--- Supplied information ---
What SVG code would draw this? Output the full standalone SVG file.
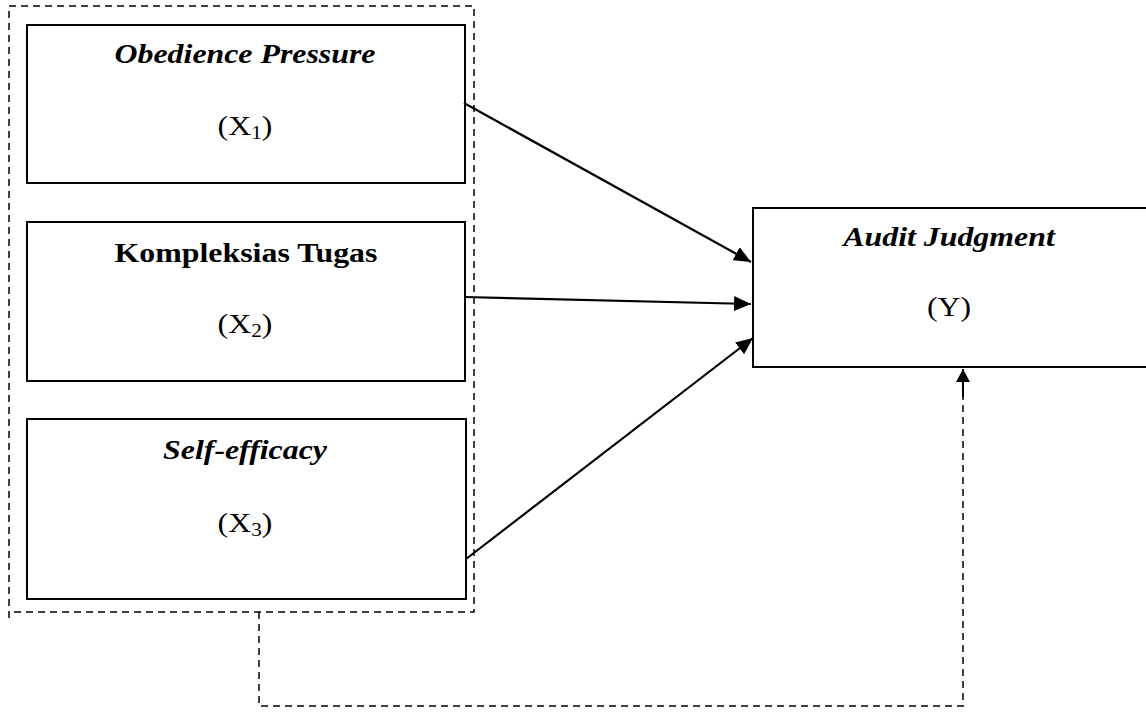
<svg xmlns="http://www.w3.org/2000/svg" width="1146" height="713" viewBox="0 0 1146 713">
<style>
.box{fill:#fff;stroke:#000;stroke-width:2}
.t{font-family:"Liberation Serif","Times New Roman",serif;font-size:27px;fill:#000;text-anchor:middle}
.bi{font-weight:bold;font-style:italic}
.b{font-weight:bold}
.sub{font-size:18px}
.arr{stroke:#000;stroke-width:2.2;fill:none}
.dash{stroke:#000;stroke-width:1.5;fill:none;stroke-dasharray:7,5}
</style>
<defs>
<marker id="ah" markerWidth="17" markerHeight="15" refX="17" refY="7.5" orient="auto" markerUnits="userSpaceOnUse">
<path d="M0,0 L17,7.5 L0,15 Z" fill="#000"/>
</marker>
<marker id="ah2" markerWidth="13" markerHeight="14" refX="13" refY="7" orient="auto" markerUnits="userSpaceOnUse">
<path d="M0,0 L13,7 L0,14 Z" fill="#000"/>
</marker>
</defs>
<g id="group-frame">
<path d="M9,618 L9,6 L474,6 L474,612 L9,612" class="dash"/>
</g>
<g id="x1">
<rect x="27" y="25" width="438" height="158" class="box"/>
<text transform="translate(245 0) scale(1.18 1)" x="0" y="63" class="t bi">Obedience Pressure</text>
<text transform="translate(245 0) scale(1.18 1)" x="0" y="135" class="t">(X<tspan class="sub" dy="4">1</tspan><tspan dy="-4">)</tspan></text>
</g>
<g id="x2">
<rect x="27" y="222" width="438" height="159" class="box"/>
<text transform="translate(246 0) scale(1.18 1)" x="0" y="262" class="t b">Kompleksias Tugas</text>
<text transform="translate(245 0) scale(1.18 1)" x="0" y="333" class="t">(X<tspan class="sub" dy="4">2</tspan><tspan dy="-4">)</tspan></text>
</g>
<g id="x3">
<rect x="27" y="419" width="439" height="180" class="box"/>
<text transform="translate(245 0) scale(1.18 1)" x="0" y="459" class="t bi">Self-efficacy</text>
<text transform="translate(245 0) scale(1.18 1)" x="0" y="532" class="t">(X<tspan class="sub" dy="4">3</tspan><tspan dy="-4">)</tspan></text>
</g>
<g id="y">
<rect x="753" y="208" width="394" height="159" class="box"/>
<text transform="translate(949 0) scale(1.18 1)" x="0" y="246" class="t bi">Audit Judgment</text>
<text transform="translate(949 0) scale(1.18 1)" x="0" y="316" class="t">(Y)</text>
</g>
<g id="connectors">
<line x1="464" y1="103" x2="751" y2="262" class="arr" marker-end="url(#ah)"/>
<line x1="464" y1="297" x2="751" y2="304" class="arr" marker-end="url(#ah)"/>
<line x1="466" y1="559" x2="753" y2="338" class="arr" marker-end="url(#ah)"/>
<polyline points="259,612 259,706 963,706 963,397" class="dash" stroke-dasharray="8,4"/>
<line x1="963" y1="397" x2="963" y2="369" stroke="#000" stroke-width="2" marker-end="url(#ah2)"/>
</g>
</svg>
---
Set problem:
Working from the material above, transcribe it exactly while omitting pictures.

Result:
What SVG code would draw this? Output the full standalone SVG file.
<svg xmlns="http://www.w3.org/2000/svg" width="1146" height="713" viewBox="0 0 1146 713">
<style>
.box{fill:#fff;stroke:#000;stroke-width:2}
.t{font-family:"Liberation Serif","Times New Roman",serif;font-size:27px;fill:#000;text-anchor:middle}
.bi{font-weight:bold;font-style:italic}
.b{font-weight:bold}
.sub{font-size:18px}
.arr{stroke:#000;stroke-width:2.2;fill:none}
.dash{stroke:#000;stroke-width:1.5;fill:none;stroke-dasharray:7,5}
</style>
<defs>
<marker id="ah" markerWidth="17" markerHeight="15" refX="17" refY="7.5" orient="auto" markerUnits="userSpaceOnUse">
<path d="M0,0 L17,7.5 L0,15 Z" fill="#000"/>
</marker>
<marker id="ah2" markerWidth="13" markerHeight="14" refX="13" refY="7" orient="auto" markerUnits="userSpaceOnUse">
<path d="M0,0 L13,7 L0,14 Z" fill="#000"/>
</marker>
</defs>
<g id="group-frame">
<path d="M9,618 L9,6 L474,6 L474,612 L9,612" class="dash"/>
</g>
<g id="x1">
<rect x="27" y="25" width="438" height="158" class="box"/>
<text transform="translate(245 0) scale(1.18 1)" x="0" y="63" class="t bi">Obedience Pressure</text>
<text transform="translate(245 0) scale(1.18 1)" x="0" y="135" class="t">(X<tspan class="sub" dy="4">1</tspan><tspan dy="-4">)</tspan></text>
</g>
<g id="x2">
<rect x="27" y="222" width="438" height="159" class="box"/>
<text transform="translate(246 0) scale(1.18 1)" x="0" y="262" class="t b">Kompleksias Tugas</text>
<text transform="translate(245 0) scale(1.18 1)" x="0" y="333" class="t">(X<tspan class="sub" dy="4">2</tspan><tspan dy="-4">)</tspan></text>
</g>
<g id="x3">
<rect x="27" y="419" width="439" height="180" class="box"/>
<text transform="translate(245 0) scale(1.18 1)" x="0" y="459" class="t bi">Self-efficacy</text>
<text transform="translate(245 0) scale(1.18 1)" x="0" y="532" class="t">(X<tspan class="sub" dy="4">3</tspan><tspan dy="-4">)</tspan></text>
</g>
<g id="y">
<rect x="753" y="208" width="394" height="159" class="box"/>
<text transform="translate(949 0) scale(1.18 1)" x="0" y="246" class="t bi">Audit Judgment</text>
<text transform="translate(949 0) scale(1.18 1)" x="0" y="316" class="t">(Y)</text>
</g>
<g id="connectors">
<line x1="464" y1="103" x2="751" y2="262" class="arr" marker-end="url(#ah)"/>
<line x1="464" y1="297" x2="751" y2="304" class="arr" marker-end="url(#ah)"/>
<line x1="466" y1="559" x2="753" y2="338" class="arr" marker-end="url(#ah)"/>
<polyline points="259,612 259,706 963,706 963,397" class="dash" stroke-dasharray="8,4"/>
<line x1="963" y1="397" x2="963" y2="369" stroke="#000" stroke-width="2" marker-end="url(#ah2)"/>
</g>
</svg>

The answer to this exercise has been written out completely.